== Exercise task ==
What is to be printed is the span of lines starting at the one containing "Output the Python" and ending at the one containing "ax = fig.add_axes([73", reproduced exactly with pictures left out.

-- Supplied records start --

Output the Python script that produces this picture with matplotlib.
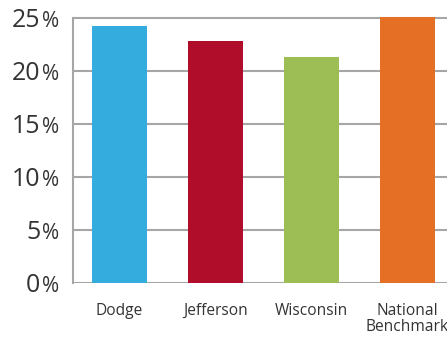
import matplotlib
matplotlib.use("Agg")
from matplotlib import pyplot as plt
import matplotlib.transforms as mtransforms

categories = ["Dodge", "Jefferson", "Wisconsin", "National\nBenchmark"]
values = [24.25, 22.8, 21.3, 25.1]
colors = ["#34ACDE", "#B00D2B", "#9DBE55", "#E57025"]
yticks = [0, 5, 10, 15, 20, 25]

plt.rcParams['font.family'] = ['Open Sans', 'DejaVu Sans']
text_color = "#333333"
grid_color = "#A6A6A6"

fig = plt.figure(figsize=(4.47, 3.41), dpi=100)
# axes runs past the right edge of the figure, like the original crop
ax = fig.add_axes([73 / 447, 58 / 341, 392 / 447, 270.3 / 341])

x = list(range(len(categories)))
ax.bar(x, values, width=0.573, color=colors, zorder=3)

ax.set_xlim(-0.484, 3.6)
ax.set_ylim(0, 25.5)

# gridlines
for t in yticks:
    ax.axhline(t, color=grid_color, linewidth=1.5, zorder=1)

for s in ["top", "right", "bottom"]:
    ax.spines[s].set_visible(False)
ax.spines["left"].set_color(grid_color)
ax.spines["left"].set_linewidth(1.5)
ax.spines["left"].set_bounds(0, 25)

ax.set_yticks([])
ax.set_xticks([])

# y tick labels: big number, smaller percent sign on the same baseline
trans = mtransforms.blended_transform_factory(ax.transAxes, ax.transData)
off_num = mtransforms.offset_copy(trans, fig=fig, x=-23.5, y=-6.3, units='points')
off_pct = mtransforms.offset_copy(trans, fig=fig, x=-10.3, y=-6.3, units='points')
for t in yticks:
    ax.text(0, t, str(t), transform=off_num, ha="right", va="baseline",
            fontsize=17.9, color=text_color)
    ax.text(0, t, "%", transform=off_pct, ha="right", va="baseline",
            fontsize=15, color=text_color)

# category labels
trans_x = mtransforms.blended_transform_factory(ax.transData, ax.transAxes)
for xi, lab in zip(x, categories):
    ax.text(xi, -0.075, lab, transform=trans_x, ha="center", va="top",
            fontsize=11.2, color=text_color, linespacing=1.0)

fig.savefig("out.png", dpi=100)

-- Supplied records end --
-- Supplied records start --

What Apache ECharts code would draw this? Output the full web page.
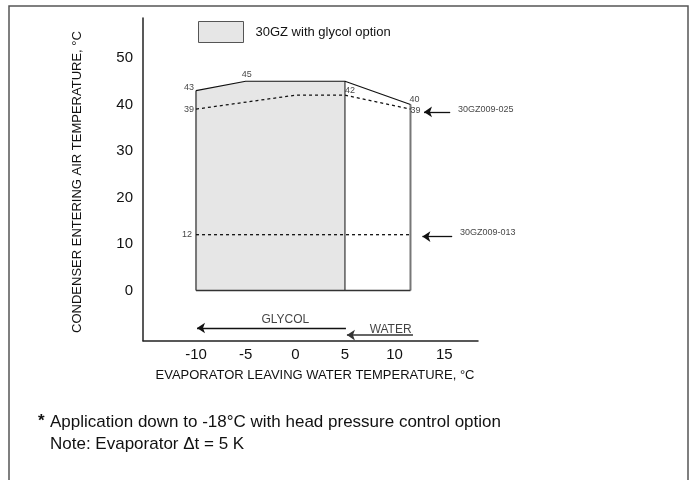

-- Supplied records end --
-- Supplied records start --

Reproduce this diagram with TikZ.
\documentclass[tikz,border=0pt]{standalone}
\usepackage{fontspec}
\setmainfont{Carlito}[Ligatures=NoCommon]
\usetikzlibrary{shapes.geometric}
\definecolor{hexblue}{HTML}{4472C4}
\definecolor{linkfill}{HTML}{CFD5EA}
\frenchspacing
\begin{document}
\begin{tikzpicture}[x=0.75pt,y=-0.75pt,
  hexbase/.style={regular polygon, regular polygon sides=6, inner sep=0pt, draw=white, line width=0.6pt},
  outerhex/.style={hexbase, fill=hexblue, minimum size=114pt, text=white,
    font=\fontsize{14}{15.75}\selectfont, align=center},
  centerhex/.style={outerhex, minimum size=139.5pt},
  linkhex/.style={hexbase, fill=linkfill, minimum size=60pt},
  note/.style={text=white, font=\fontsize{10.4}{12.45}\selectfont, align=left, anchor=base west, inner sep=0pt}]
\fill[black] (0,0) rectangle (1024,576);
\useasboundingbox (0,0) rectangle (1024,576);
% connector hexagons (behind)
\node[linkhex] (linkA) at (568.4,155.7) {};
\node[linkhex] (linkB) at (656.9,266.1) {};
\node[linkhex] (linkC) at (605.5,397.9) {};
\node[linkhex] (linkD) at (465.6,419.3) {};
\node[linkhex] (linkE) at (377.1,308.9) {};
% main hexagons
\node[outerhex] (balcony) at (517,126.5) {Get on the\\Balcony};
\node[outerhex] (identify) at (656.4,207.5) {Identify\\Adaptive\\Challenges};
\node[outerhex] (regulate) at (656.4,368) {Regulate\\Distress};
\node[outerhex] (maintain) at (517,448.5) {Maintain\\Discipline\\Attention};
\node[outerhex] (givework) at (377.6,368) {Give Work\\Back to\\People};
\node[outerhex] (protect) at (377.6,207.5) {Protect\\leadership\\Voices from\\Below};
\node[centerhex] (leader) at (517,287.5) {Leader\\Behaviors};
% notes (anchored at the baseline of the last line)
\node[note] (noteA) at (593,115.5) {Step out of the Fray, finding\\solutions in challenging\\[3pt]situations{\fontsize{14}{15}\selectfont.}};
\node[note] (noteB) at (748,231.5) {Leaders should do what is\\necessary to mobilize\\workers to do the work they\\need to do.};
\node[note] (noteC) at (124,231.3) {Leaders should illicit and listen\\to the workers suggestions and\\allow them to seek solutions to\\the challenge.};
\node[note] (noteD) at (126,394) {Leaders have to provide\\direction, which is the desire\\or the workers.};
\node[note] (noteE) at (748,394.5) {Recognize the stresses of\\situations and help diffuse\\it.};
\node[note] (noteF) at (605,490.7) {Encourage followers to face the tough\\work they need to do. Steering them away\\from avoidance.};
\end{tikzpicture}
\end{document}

-- Supplied records end --

== Exercise answer ==
Output the Python script that produces this picture with matplotlib.
import matplotlib
matplotlib.use("Agg")
from matplotlib import pyplot as plt
import matplotlib.transforms as mtransforms

categories = ["Dodge", "Jefferson", "Wisconsin", "National\nBenchmark"]
values = [24.25, 22.8, 21.3, 25.1]
colors = ["#34ACDE", "#B00D2B", "#9DBE55", "#E57025"]
yticks = [0, 5, 10, 15, 20, 25]

plt.rcParams['font.family'] = ['Open Sans', 'DejaVu Sans']
text_color = "#333333"
grid_color = "#A6A6A6"

fig = plt.figure(figsize=(4.47, 3.41), dpi=100)
# axes runs past the right edge of the figure, like the original crop
ax = fig.add_axes([73 / 447, 58 / 341, 392 / 447, 270.3 / 341])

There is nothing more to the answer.